Abstract

This paper examines how the Islamisation of education is likely to impact the future of the women’s rights movement in Pakistan. Recently, the Pakistan Tehreek-e-Insaf (PTI, or party for social justice) government introduced the Single National Curriculum (SNC), a reform of the education system that enhances the volume of Islamic Studies and wherein Urdu, the national language, is promoted as a parallel medium of instruction. The central argument of this paper is that such developments are regressive and that they could prove detrimental to the women’s rights movement. Historically, the formation of the Women’s Action Forum (1981) and its rising against Zia’s Islamic dictatorship (1983) remains one of the most memorable moments of the women’s rights movement in contemporary Pakistan’s history. But in the decades that followed, the movement began sagging and stumbling. The recent Women’s Marches are evidence that deep ideological divisions running within the movement are impeding the achievement of tangible goals.

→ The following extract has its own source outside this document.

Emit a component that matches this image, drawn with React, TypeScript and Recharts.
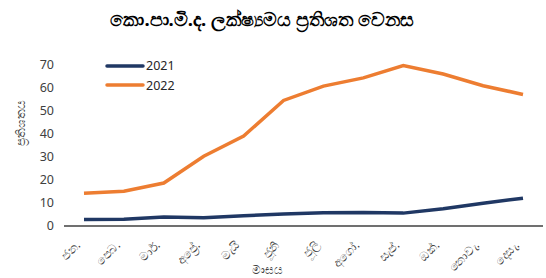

This is a critical juncture because the implementation of an Islamic curriculum will set off the process of the bottom-up Islamisation of society. Gradually, when everything shall be sorted out ‘according to Islam and Islamic principles’, a large chunk of women’s demands will be simply chucked away as un-Islamic, thus inadmissible. Pakistani society will likely become less tolerant than it is already and the few freedoms that women still enjoy shall be taken away one after the other. This is a gloomy scenario, but it is avoidable. Now could be the time for the movement to focus on defining attainable goals and pushing for the achievement and consolidation of women’s human rights. While the Islamisation of education appears like a potential threat to the movement now, activists might as well make of it an element that reinvigorates the movement from the inside and gives it a new direction and sense of purpose.